THE REQUEST: Return the material word for word. Do not include pictures.

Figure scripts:
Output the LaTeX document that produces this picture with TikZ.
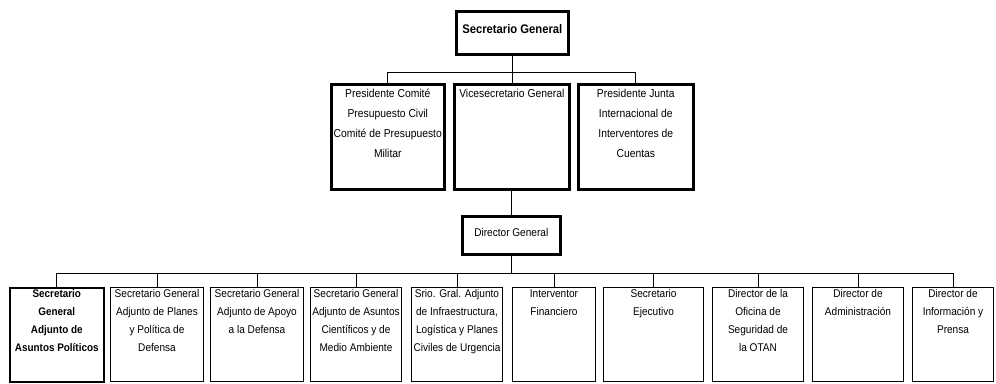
\documentclass[tikz,border=0pt]{standalone}
\usepackage{fontspec}
\setmainfont{Liberation Sans}[FakeStretch=0.9]
\newcommand{\bt}[4]{\parbox[t][#2][t]{#1}{\vspace*{#3}\centering #4\par}}
\begin{document}
\begin{tikzpicture}[x=1pt,y=-1pt,
  heavy/.style={draw,line width=2.6pt,inner sep=0pt,anchor=north west},
  mid/.style={draw,line width=1.6pt,inner sep=0pt,anchor=north west},
  thin/.style={draw,line width=1pt,inner sep=0pt,anchor=north west},
  conn/.style={line width=1pt},
  midtxt/.style={font=\fontsize{11.5pt}{20pt}\selectfont},
  lowtxt/.style={font=\fontsize{11.2pt}{18pt}\selectfont},
  lowbold/.style={font=\bfseries\fontsize{11pt}{18pt}\selectfont}]
\useasboundingbox (0,0) rectangle (996,383);
% top
\node[heavy,font=\bfseries\fontsize{12.5pt}{15pt}\selectfont] (sg) at (455,10) {\bt{112pt}{43pt}{13pt}{Secretario General}};
% middle row
\node[heavy,midtxt] (m1) at (330,83) {\bt{113pt}{105pt}{5pt}{Presidente Comité\\Presupuesto Civil\\Comité de Presupuesto\\Militar}};
\node[heavy,midtxt] (m2) at (453,83) {\bt{115pt}{105pt}{5pt}{Vicesecretario General}};
\node[heavy,midtxt] (m3) at (577,83) {\bt{115pt}{105pt}{5pt}{Presidente Junta\\Internacional de\\Interventores de\\Cuentas}};
% director
\node[heavy,font=\fontsize{11.2pt}{14pt}\selectfont] (dg) at (461,215) {\bt{98pt}{38pt}{12pt}{Director General}};
% bottom row
\node[mid,lowbold] (b1) at (9,287) {\bt{94pt}{94pt}{2pt}{Secretario\\General\\Adjunto de\\Asuntos Políticos}};
\node[thin,lowtxt] (b2) at (110,287) {\bt{93pt}{94pt}{2pt}{Secretario General\\Adjunto de Planes\\y Política de\\Defensa}};
\node[thin,lowtxt] (b3) at (210,287) {\bt{93pt}{94pt}{2pt}{Secretario General\\Adjunto de Apoyo\\a la Defensa}};
\node[thin,lowtxt] (b4) at (310,287) {\bt{91pt}{94pt}{2pt}{Secretario General\\Adjunto de Asuntos\\Científicos y de\\Medio Ambiente}};
\node[thin,lowtxt] (b5) at (411,287) {\bt{91pt}{94pt}{2pt}{Srio. Gral. Adjunto\\de Infraestructura,\\Logística y Planes\\Civiles de Urgencia}};
\node[thin,lowtxt] (b6) at (512,287) {\bt{83pt}{94pt}{2pt}{Interventor\\Financiero}};
\node[thin,lowtxt] (b7) at (603,287) {\bt{100pt}{94pt}{2pt}{Secretario\\Ejecutivo}};
\node[thin,lowtxt] (b8) at (712,287) {\bt{91pt}{94pt}{2pt}{Director de la\\Oficina de\\Seguridad de\\la OTAN}};
\node[thin,lowtxt] (b9) at (812,287) {\bt{91pt}{94pt}{2pt}{Director de\\Administración}};
\node[thin,lowtxt] (b10) at (912,287) {\bt{81pt}{94pt}{2pt}{Director de\\Información y\\Prensa}};
% connectors
\coordinate (bar1) at (510,72);
\coordinate (bar2) at (510,273);
\draw[conn] (sg.south) -- (sg.south |- m2.north);
\draw[conn] (m1.north) -- (m1.north |- bar1) -- (m3.north |- bar1) -- (m3.north);
\draw[conn] (m2.south) -- (m2.south |- dg.north);
\draw[conn] (dg.south) -- (dg.south |- bar2);
\draw[conn] (b1.north) -- (b1.north |- bar2) -- (b10.north |- bar2) -- (b10.north);
\foreach \b in {b2,b3,b4,b5,b6,b7,b8,b9}{\draw[conn] (\b.north) -- (\b.north |- bar2);}
\end{tikzpicture}
\end{document}
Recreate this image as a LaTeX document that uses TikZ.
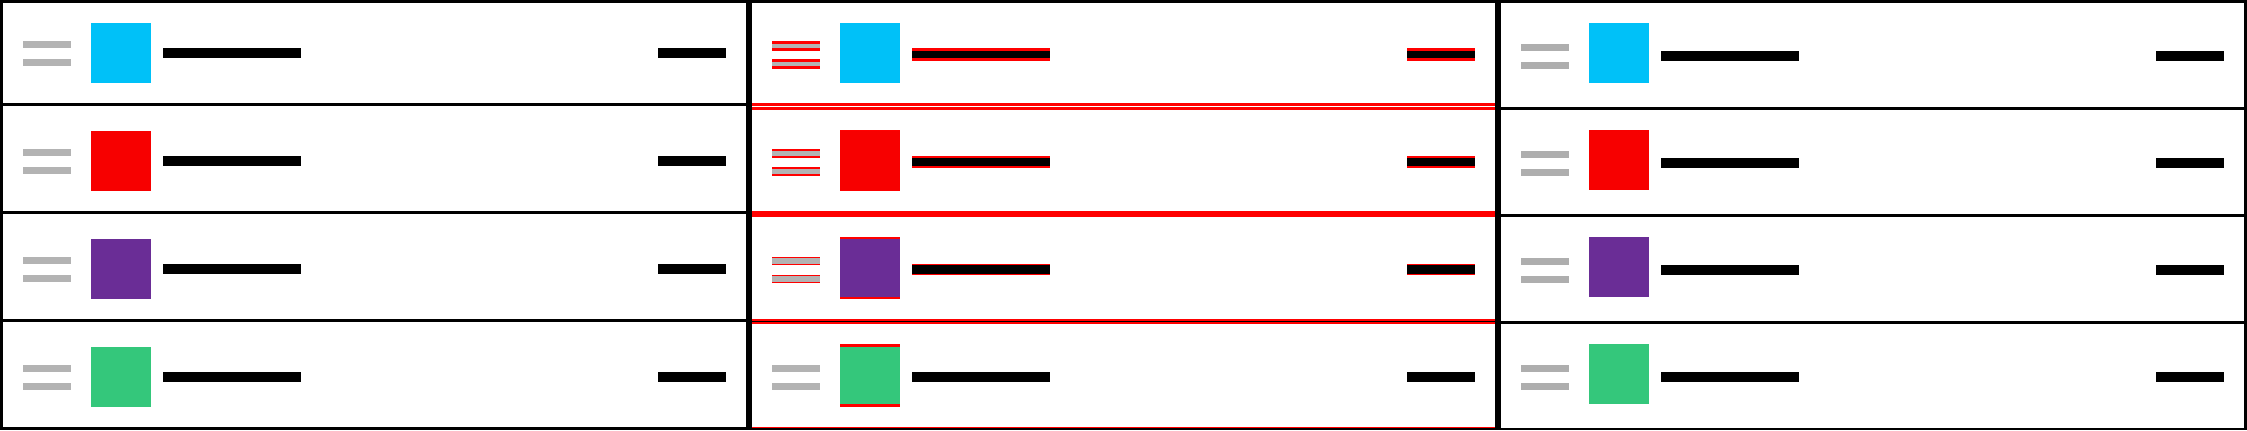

TASK ANSWER:
Output the LaTeX document that produces this picture with TikZ.
\documentclass[tikz,border=0pt]{standalone}
\usepackage{fontspec}
\setmainfont{Liberation Sans}[FakeStretch=0.9]
\newcommand{\bt}[4]{\parbox[t][#2][t]{#1}{\vspace*{#3}\centering #4\par}}
\begin{document}
\begin{tikzpicture}[x=1pt,y=-1pt,
  heavy/.style={draw,line width=2.6pt,inner sep=0pt,anchor=north west},
  mid/.style={draw,line width=1.6pt,inner sep=0pt,anchor=north west},
  thin/.style={draw,line width=1pt,inner sep=0pt,anchor=north west},
  conn/.style={line width=1pt},
  midtxt/.style={font=\fontsize{11.5pt}{20pt}\selectfont},
  lowtxt/.style={font=\fontsize{11.2pt}{18pt}\selectfont},
  lowbold/.style={font=\bfseries\fontsize{11pt}{18pt}\selectfont}]
\useasboundingbox (0,0) rectangle (996,383);
% top
\node[heavy,font=\bfseries\fontsize{12.5pt}{15pt}\selectfont] (sg) at (455,10) {\bt{112pt}{43pt}{13pt}{Secretario General}};
% middle row
\node[heavy,midtxt] (m1) at (330,83) {\bt{113pt}{105pt}{5pt}{Presidente Comité\\Presupuesto Civil\\Comité de Presupuesto\\Militar}};
\node[heavy,midtxt] (m2) at (453,83) {\bt{115pt}{105pt}{5pt}{Vicesecretario General}};
\node[heavy,midtxt] (m3) at (577,83) {\bt{115pt}{105pt}{5pt}{Presidente Junta\\Internacional de\\Interventores de\\Cuentas}};
% director
\node[heavy,font=\fontsize{11.2pt}{14pt}\selectfont] (dg) at (461,215) {\bt{98pt}{38pt}{12pt}{Director General}};
% bottom row
\node[mid,lowbold] (b1) at (9,287) {\bt{94pt}{94pt}{2pt}{Secretario\\General\\Adjunto de\\Asuntos Políticos}};
\node[thin,lowtxt] (b2) at (110,287) {\bt{93pt}{94pt}{2pt}{Secretario General\\Adjunto de Planes\\y Política de\\Defensa}};
\node[thin,lowtxt] (b3) at (210,287) {\bt{93pt}{94pt}{2pt}{Secretario General\\Adjunto de Apoyo\\a la Defensa}};
\node[thin,lowtxt] (b4) at (310,287) {\bt{91pt}{94pt}{2pt}{Secretario General\\Adjunto de Asuntos\\Científicos y de\\Medio Ambiente}};
\node[thin,lowtxt] (b5) at (411,287) {\bt{91pt}{94pt}{2pt}{Srio. Gral. Adjunto\\de Infraestructura,\\Logística y Planes\\Civiles de Urgencia}};
\node[thin,lowtxt] (b6) at (512,287) {\bt{83pt}{94pt}{2pt}{Interventor\\Financiero}};
\node[thin,lowtxt] (b7) at (603,287) {\bt{100pt}{94pt}{2pt}{Secretario\\Ejecutivo}};
\node[thin,lowtxt] (b8) at (712,287) {\bt{91pt}{94pt}{2pt}{Director de la\\Oficina de\\Seguridad de\\la OTAN}};
\node[thin,lowtxt] (b9) at (812,287) {\bt{91pt}{94pt}{2pt}{Director de\\Administración}};
\node[thin,lowtxt] (b10) at (912,287) {\bt{81pt}{94pt}{2pt}{Director de\\Información y\\Prensa}};
% connectors
\coordinate (bar1) at (510,72);
\coordinate (bar2) at (510,273);
\draw[conn] (sg.south) -- (sg.south |- m2.north);
\draw[conn] (m1.north) -- (m1.north |- bar1) -- (m3.north |- bar1) -- (m3.north);
\draw[conn] (m2.south) -- (m2.south |- dg.north);
\draw[conn] (dg.south) -- (dg.south |- bar2);
\draw[conn] (b1.north) -- (b1.north |- bar2) -- (b10.north |- bar2) -- (b10.north);
\foreach \b in {b2,b3,b4,b5,b6,b7,b8,b9}{\draw[conn] (\b.north) -- (\b.north |- bar2);}
\end{tikzpicture}
\end{document}
Recreate this image as a LaTeX document that uses TikZ.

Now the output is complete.